Waktu untuk bersholat Ashar masih
ada. Mendatangi Masjid Bukit Kayu Hitam, terletak di atas areal kontur tanah
ketinggian. Arsitektur masjid dengan areal yang lapang, terasa simple dan
sederhana tanpa menghilangkan kesan kesakralan.
Pepohonan di sekitar masjid sangat membantu kerindangannya
meredam udara yang panas. Terasa sejuk dan nyaman. Termasuk suasana senyapnya.
Pekarangan masjid terlihat bersih. Areal parkir yang terdapat di bahagian depan
masjid, sangat memadai menampung banyak kendaraan dan cukup luas untuk sarana
ibadah.
Masjid Bukit Kayu Hitam, salah satu masjid di Negeri Kedah,
Malaysia, terletak dekat perbatasan Malaysia dengan Thailand. Lebih kurang 1 km
dari pintu perbatasan antar kedua negeri.
Saat kedatangan ke masjid ini, tak seorang pun terjumpai di
sini. Dari halaman aku memasuki bahagian teras masjid. Lapang dan lantainya
bersih. Aku meneruskan ke bahagian tangga depan pintu masuk masjid. Di bahagian
ujung tangga yang tak beberapa jumlah anak tangganya, tersusun sandal jepit
yang bisa digunakan untuk pergi berwuduk. Lebih dari sepuluh pasang.

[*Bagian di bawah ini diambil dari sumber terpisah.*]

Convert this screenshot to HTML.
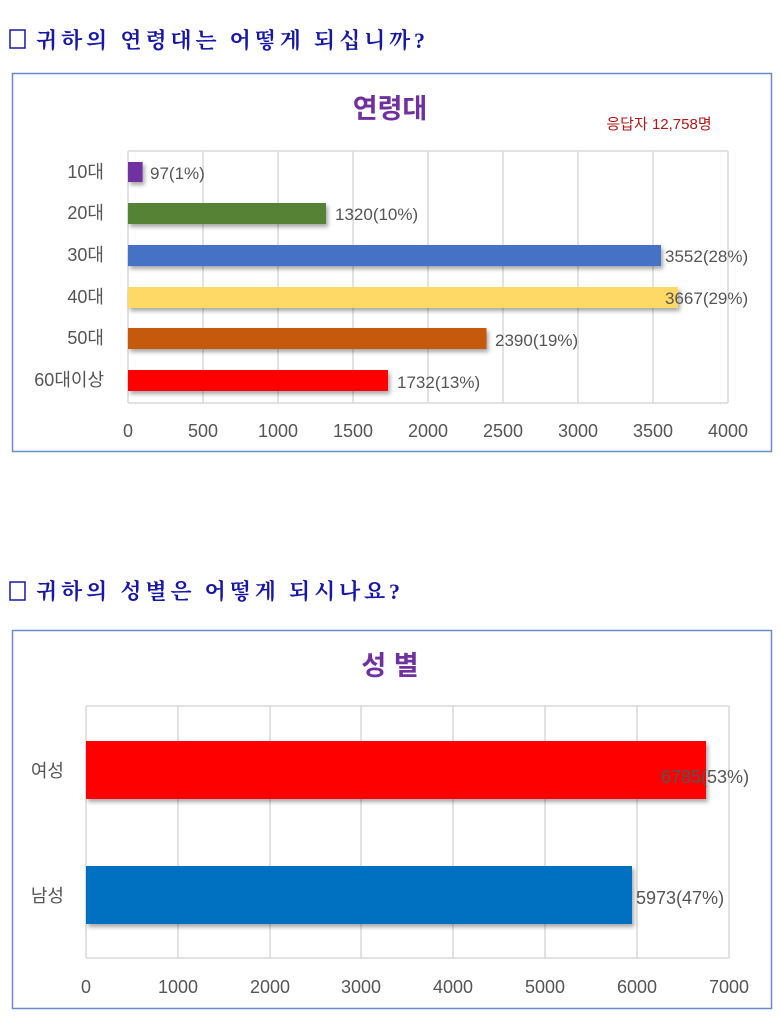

Aku sudah membuka sepatu sejak awal, saat akan menjejak
teras masjid. Walau pun dalam keadaan senyap dan tak ada orang, aku sama sekali
tidak merasa sangsi untuk kehilangan akan sepatu, yang aku letakkan di salah
satu bahagian anak tangga masjid.
Setelah memasangkan sepasang sandal yang tersedia, aku
berjalan menuju salah satu sisi masjid, ke tempat toilet. Antara bangunan utama
masjid dengan tempat toilet, bangunannya terpisah dan dihubungkan dengan
koridor, kira-kira 15 meter dari tangga masjid. Ada beberapa kamar atau bilik.

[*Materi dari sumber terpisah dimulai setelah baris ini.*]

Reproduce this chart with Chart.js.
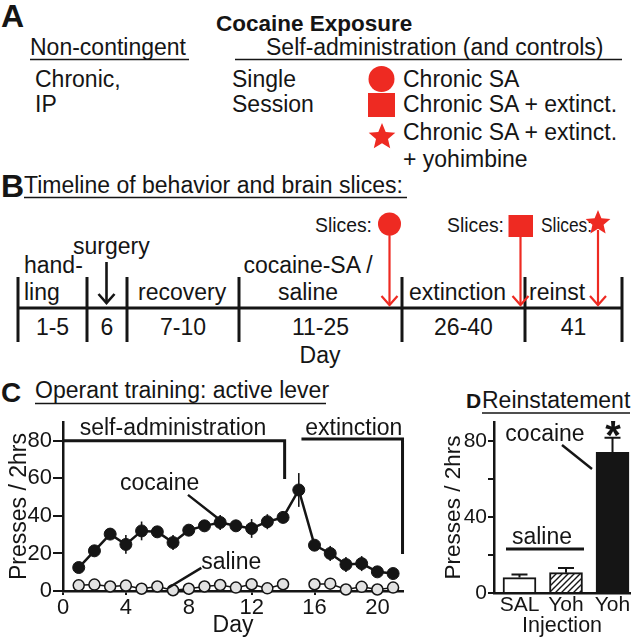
<!DOCTYPE html>
<html>
<head>
<meta charset="utf-8">
<script src="https://cdn.jsdelivr.net/npm/chart.js@4.4.1/dist/chart.umd.min.js"></script>
<style>
  html, body { margin: 0; padding: 0; background: #fff; }
  #fig { position: relative; width: 638px; height: 639px; overflow: hidden; font-family: "Liberation Sans", Arial, sans-serif; }
  #art { position: absolute; left: 0; top: 0; }
  #chartC { position: absolute; left: 0; top: 380px; }
  #chartD { position: absolute; left: 420px; top: 380px; }
</style>
</head>
<body>
<div id="fig">
  <svg id="art" width="638" height="639" xmlns="http://www.w3.org/2000/svg"></svg>
  <canvas id="chartC" width="420" height="259"></canvas>
  <canvas id="chartD" width="218" height="259"></canvas>
</div>
<script>
// ---- data: panel C (operant training, active lever presses / 2 hrs) ----
const days = [1, 2, 3, 4, 5, 6, 7, 8, 9, 10, 11, 12, 13, 14, 15, 16, 17, 18, 19, 20, 21];
const cocaine = [12.5, 21.4, 30.3, 24.8, 32, 31.5, 25.8, 32.4, 34.7, 36.5, 34.7, 33.3, 36.9, 39.2, 53.8, 24.4, 20, 14.1, 14.6, 10.2, 9.3];
const cocaineSem = [2, 3, 3, 5, 5, 3, 4, 3, 3, 4, 3, 5, 4, 3, 9, 3, 4, 4, 4, 2, 2];
const saline = [3, 3.4, 2.4, 2.9, 1.2, 2.4, 0.4, 1.2, 2.4, 3.2, 1.8, 3.6, 1.4, 3.6, null, 3.6, 3.9, 0.8, 2.2, 0.8, 1.8];
const dayTicks = [0, 4, 8, 12, 16, 20];
const pressTicks = [0, 20, 40, 60, 80];

// ---- data: panel D (reinstatement) ----
const injLabels = ['SAL', 'Yoh', 'Yoh'];
const reinstMean = [8.1, 10.7, 74];
const reinstSem = [1.7, 2.5, 7.7];
const reinstTicks = [0, 20, 40, 60, 80];
const reinstLabeled = [0, 40, 80];

// ---- panel B timeline ----
const tlEdges = [18, 87, 127, 239, 402, 525, 622];
const tlDays = ['1-5', '6', '7-10', '11-25', '26-40', '41'];

const INK = '#151515';
const RED = '#ee2a22';
const FONT = "'Liberation Sans', Arial, sans-serif";

Chart.defaults.font.family = FONT;
Chart.defaults.color = INK;

// ---------- panels A and B, plus titles for C and D (svg) ----------
const svg = document.getElementById('art');
let out = '';
function t(x, y, s, size, extra) {
  out += `<text x="${x}" y="${y}" font-size="${size}" fill="${INK}" ${extra || ''}>${s}</text>`;
}
function ln(x1, y1, x2, y2, w, col) {
  out += `<line x1="${x1}" y1="${y1}" x2="${x2}" y2="${y2}" stroke="${col || INK}" stroke-width="${w}"/>`;
}
function star(cx, cy, r) {
  let p = '';
  for (let i = 0; i < 10; i++) {
    const a = -Math.PI / 2 + i * Math.PI / 5;
    const rr = i % 2 ? r * 0.45 : r;
    p += (i ? 'L' : 'M') + (cx + rr * Math.cos(a)).toFixed(1) + ',' + (cy + rr * Math.sin(a)).toFixed(1);
  }
  out += `<path d="${p}Z" fill="${RED}"/>`;
}
function downArrow(x, y1, y2, col, w) {
  ln(x, y1, x, y2, w, col);
  out += `<polyline points="${x - 8},${y2 - 9} ${x},${y2} ${x + 8},${y2 - 9}" fill="none" stroke="${col}" stroke-width="${w}"/>`;
}

// A
t(1, 27, 'A', 32, 'font-weight="bold"');
t(216, 31, 'Cocaine Exposure', 22.5, 'font-weight="bold"');
t(30, 55, 'Non-contingent', 23);
ln(30, 59.5, 189, 59.5, 1.6);
t(266, 55, 'Self-administration (and controls)', 23);
ln(235, 59.5, 622, 59.5, 1.6);
t(35, 87, 'Chronic,', 23);
t(35, 112, 'IP', 23);
t(232, 87, 'Single', 23);
t(232, 112, 'Session', 23);
out += `<circle cx="381.5" cy="79" r="13" fill="${RED}"/>`;
t(403, 87, 'Chronic SA', 23);
out += `<rect x="368" y="93" width="27" height="24" fill="${RED}"/>`;
t(403, 112, 'Chronic SA + extinct.', 23);
star(382, 137, 14);
t(403, 140, 'Chronic SA + extinct.', 23);
t(403, 167, '+ yohimbine', 23);

// B
t(1, 197, 'B', 32, 'font-weight="bold"');
t(24, 193, 'Timeline of behavior and brain slices:', 23);
ln(24, 197.5, 407, 197.5, 1.6);
ln(tlEdges[0], 308, tlEdges[tlEdges.length - 1], 308, 3);
tlEdges.forEach(x => ln(x, 277, x, 342, 3));
tlDays.forEach((d, i) => t((tlEdges[i] + tlEdges[i + 1]) / 2, 335, d, 23, 'text-anchor="middle"'));
t(320, 363, 'Day', 23, 'text-anchor="middle"');
t(24, 273, 'hand-', 23);
t(24, 300, 'ling', 23);
t(73, 254, 'surgery', 23);
downArrow(106.5, 262, 303, INK, 2.6);
t(138, 300, 'recovery', 23);
t(308, 273, 'cocaine-SA /', 23, 'text-anchor="middle"');
t(308, 300, 'saline', 23, 'text-anchor="middle"');
t(409, 300, 'extinction', 23);
t(529, 300, 'reinst', 23);
// slice markers
const slX = [389.5, 520.5, 598];
t(372, 232, 'Slices:', 21, 'text-anchor="end" textLength="57" lengthAdjust="spacingAndGlyphs"');
t(504, 232, 'Slices:', 21, 'text-anchor="end" textLength="57" lengthAdjust="spacingAndGlyphs"');
t(592, 232, 'Slices:', 21, 'text-anchor="end" textLength="51" lengthAdjust="spacingAndGlyphs"');
downArrow(slX[0], 230, 305, RED, 2.2);
downArrow(slX[1], 230, 305, RED, 2.2);
downArrow(slX[2], 230, 305, RED, 2.2);
out += `<circle cx="${slX[0]}" cy="224" r="11.5" fill="${RED}"/>`;
out += `<rect x="508.5" y="215" width="24.5" height="22" fill="${RED}"/>`;
star(slX[2], 223, 13);

// C / D titles
t(1, 402, 'C', 28, 'font-weight="bold"');
t(35, 398, 'Operant training: active lever', 23);
ln(35, 403.5, 326, 403.5, 1.6);
t(466, 408, 'D', 21, 'font-weight="bold"');
t(482, 408, 'Reinstatement', 23);
ln(482, 413, 630, 413, 1.6);
svg.innerHTML = out;

// ---------- panel C ----------
const semPlugin = {
  id: 'semC',
  beforeDatasetsDraw(chart) {
    const { ctx, scales: { x, y } } = chart;
    ctx.save();
    ctx.strokeStyle = INK;
    ctx.lineWidth = 1.6;
    days.forEach((d, i) => {
      const px = x.getPixelForValue(d);
      ctx.beginPath();
      ctx.moveTo(px, y.getPixelForValue(cocaine[i] - cocaineSem[i]));
      ctx.lineTo(px, y.getPixelForValue(cocaine[i] + cocaineSem[i]));
      ctx.stroke();
    });
    ctx.restore();
  }
};

const notesC = {
  id: 'notesC',
  afterDatasetsDraw(chart) {
    const { ctx, scales: { x, y } } = chart;
    const X = v => x.getPixelForValue(v), Y = v => y.getPixelForValue(v);
    ctx.save();
    ctx.strokeStyle = INK;
    ctx.fillStyle = INK;
    ctx.lineWidth = 3;
    // phase brackets
    ctx.beginPath();
    ctx.moveTo(X(0), Y(80)); ctx.lineTo(X(14.1), Y(80)); ctx.lineTo(X(14.1), Y(59.7));
    ctx.moveTo(X(15.17), Y(81)); ctx.lineTo(X(21.6), Y(81)); ctx.lineTo(X(21.6), Y(19.7));
    ctx.stroke();
    ctx.font = '23px ' + FONT;
    ctx.textAlign = 'center';
    ctx.textBaseline = 'middle';
    ctx.fillText('self-administration', X(7.0), Y(86.5));
    ctx.fillText('extinction', X(18.5), Y(86.5));
    ctx.fillText('cocaine', X(6.15), Y(57));
    ctx.fillText('saline', X(10.7), Y(15));
    // leader lines
    ctx.lineWidth = 2.5;
    ctx.beginPath();
    ctx.moveTo(X(7.95), Y(51.2)); ctx.lineTo(X(9.97), Y(37.9));
    ctx.moveTo(X(8.8), Y(12.3)); ctx.lineTo(X(6.68), Y(1.6));
    ctx.stroke();
    ctx.restore();
  }
};

new Chart(document.getElementById('chartC'), {
  type: 'line',
  data: {
    datasets: [
      {
        label: 'cocaine',
        data: days.map((d, i) => ({ x: d, y: cocaine[i] })),
        borderColor: INK, borderWidth: 2.5,
        pointRadius: 6, pointBackgroundColor: INK, pointBorderColor: INK, pointBorderWidth: 1,
        clip: false
      },
      {
        label: 'saline',
        data: days.map((d, i) => ({ x: d, y: saline[i] })),
        borderColor: INK, borderWidth: 1.5, spanGaps: false,
        pointRadius: 5.5, pointBackgroundColor: '#e2e2e2', pointBorderColor: INK, pointBorderWidth: 1.5,
        clip: false
      }
    ]
  },
  options: {
    responsive: false,
    animation: false,
    events: [],
    layout: { padding: { top: 42, right: 17, left: 0, bottom: 0 } },
    plugins: { legend: { display: false }, tooltip: { enabled: false } },
    scales: {
      x: {
        type: 'linear', min: 0, max: 21.63,
        afterBuildTicks: s => { s.ticks = dayTicks.map(v => ({ value: v })); },
        afterFit: s => { s.height = 48; },
        grid: { display: true, drawOnChartArea: false, drawTicks: true, tickLength: 4, color: INK, lineWidth: 2 },
        border: { display: true, color: INK, width: 2.5 },
        ticks: { font: { size: 22 }, color: INK, padding: 0, maxRotation: 0, autoSkip: false },
        title: { display: true, text: 'Day', font: { size: 23 }, color: INK, padding: { top: 2, bottom: 0 } }
      },
      y: {
        min: 0, max: 90,
        afterBuildTicks: s => { s.ticks = pressTicks.map(v => ({ value: v })); },
        afterFit: s => { s.width = 63; },
        grid: { display: true, drawOnChartArea: false, drawTicks: true, tickLength: 10, color: INK, lineWidth: 2 },
        border: { display: true, color: INK, width: 2.5 },
        ticks: { font: { size: 22 }, color: INK, padding: 1 },
        title: { display: true, text: 'Presses / 2hrs', font: { size: 23 }, color: INK, padding: { top: 6, bottom: 0 } }
      }
    }
  },
  plugins: [semPlugin, notesC]
});

// ---------- panel D ----------
function makeHatch() {
  const c = document.createElement('canvas');
  c.width = 6; c.height = 6;
  const g = c.getContext('2d');
  g.fillStyle = '#fff';
  g.fillRect(0, 0, 6, 6);
  g.strokeStyle = INK;
  g.lineWidth = 1.4;
  g.beginPath();
  g.moveTo(-1, 7); g.lineTo(7, -1);
  g.moveTo(-1, 1); g.lineTo(1, -1);
  g.moveTo(5, 7); g.lineTo(7, 5);
  g.stroke();
  return g.createPattern(c, 'repeat');
}

const notesD = {
  id: 'notesD',
  afterDatasetsDraw(chart) {
    const { ctx, scales: { x, y } } = chart;
    const X = v => x.getPixelForValue(v), Y = v => y.getPixelForValue(v);
    ctx.save();
    ctx.strokeStyle = INK;
    ctx.fillStyle = INK;
    // error bars (upper only)
    ctx.lineWidth = 2;
    reinstMean.forEach((m, i) => {
      const px = X(i), top = Y(m + reinstSem[i]);
      ctx.beginPath();
      ctx.moveTo(px, Y(m)); ctx.lineTo(px, top);
      ctx.moveTo(px - 8, top); ctx.lineTo(px + 8, top);
      ctx.stroke();
    });
    // saline bracket + labels
    ctx.lineWidth = 3;
    ctx.beginPath();
    ctx.moveTo(X(-0.29), Y(23.2)); ctx.lineTo(X(1.387), Y(23.2));
    ctx.stroke();
    ctx.lineWidth = 2.5;
    ctx.beginPath();
    ctx.moveTo(X(0.914), Y(77.9)); ctx.lineTo(X(1.559), Y(65.3));
    ctx.stroke();
    ctx.font = '23px ' + FONT;
    ctx.textAlign = 'center';
    ctx.textBaseline = 'middle';
    ctx.fillText('saline', X(0.484), Y(28.9));
    ctx.fillText('cocaine', X(0.548), Y(83.2));
    ctx.font = 'bold 40px ' + FONT;
    ctx.textBaseline = 'alphabetic';
    ctx.fillText('*', X(2.01), Y(76));
    ctx.restore();
  }
};

new Chart(document.getElementById('chartD'), {
  type: 'bar',
  data: {
    datasets: [{
      data: reinstMean.map((v, i) => ({ x: i, y: v })),
      backgroundColor: ['#ffffff', makeHatch(), INK],
      borderColor: INK,
      borderWidth: 2,
      borderSkipped: 'bottom',
      barThickness: 33,
      clip: false
    }]
  },
  options: {
    responsive: false,
    animation: false,
    events: [],
    layout: { padding: { top: 42, right: 8, left: 0, bottom: 0 } },
    plugins: { legend: { display: false }, tooltip: { enabled: false } },
    scales: {
      x: {
        type: 'linear', min: -0.548, max: 2.376, offset: false,
        afterBuildTicks: s => { s.ticks = injLabels.map((_, i) => ({ value: i })); },
        afterFit: s => { s.height = 46; },
        grid: { display: false, drawTicks: false },
        border: { display: true, color: INK, width: 2.5 },
        ticks: { font: { size: 21 }, color: INK, padding: 0, maxRotation: 0, autoSkip: false,
          callback: v => injLabels[v] },
        title: { display: true, text: 'Injection', font: { size: 21.5 }, color: INK, padding: { top: 4, bottom: 0 } }
      },
      y: {
        min: 0, max: 90,
        afterBuildTicks: s => { s.ticks = reinstTicks.map(v => ({ value: v })); },
        afterFit: s => { s.width = 74; },
        grid: { display: true, drawOnChartArea: false, drawTicks: true, tickLength: 6, color: INK, lineWidth: 2 },
        border: { display: true, color: INK, width: 2.5 },
        ticks: { font: { size: 21 }, color: INK, padding: 1,
          callback: v => reinstLabeled.includes(v) ? v : '' },
        title: { display: true, text: 'Presses / 2hrs', font: { size: 22.5 }, color: INK, padding: { top: 20, bottom: 0 } }
      }
    }
  },
  plugins: [notesD]
});
</script>
</body>
</html>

Airnya tidak begitu jernih. Toiletnya bersih.
Sebagaimana pada umumnya masjid-masjid di ranah Minang
(Sumatera Barat-Indonesia), negeri leluhurku, di Masjid Bukit Kayu Hitam ini,
kutemui hampir sama yakni tempat berwuduk berada berdampingan dengan bangunan
utama masjid. Tepatnya bersisian dengan anak tangga di bahagian depan. Tempat
wuduk terbuka untuk kaum lelaki. Beratap dan tak berdinding. Sebuah bak air
dengan sejumlah gayung plastic tersedia.
Semula aku hendak bersholat saja di lantai teras masjid,
karena aku perhatikan lantainya bersih. Pintu masuk ke dalam masjid pun dalam
keadaan tertutup. Saat aku dekati pintu masuk, terbaca di depan pintu, “pabila
masuk dan keluar pintu ditutup,” tersebab dalam masjid berpendingin.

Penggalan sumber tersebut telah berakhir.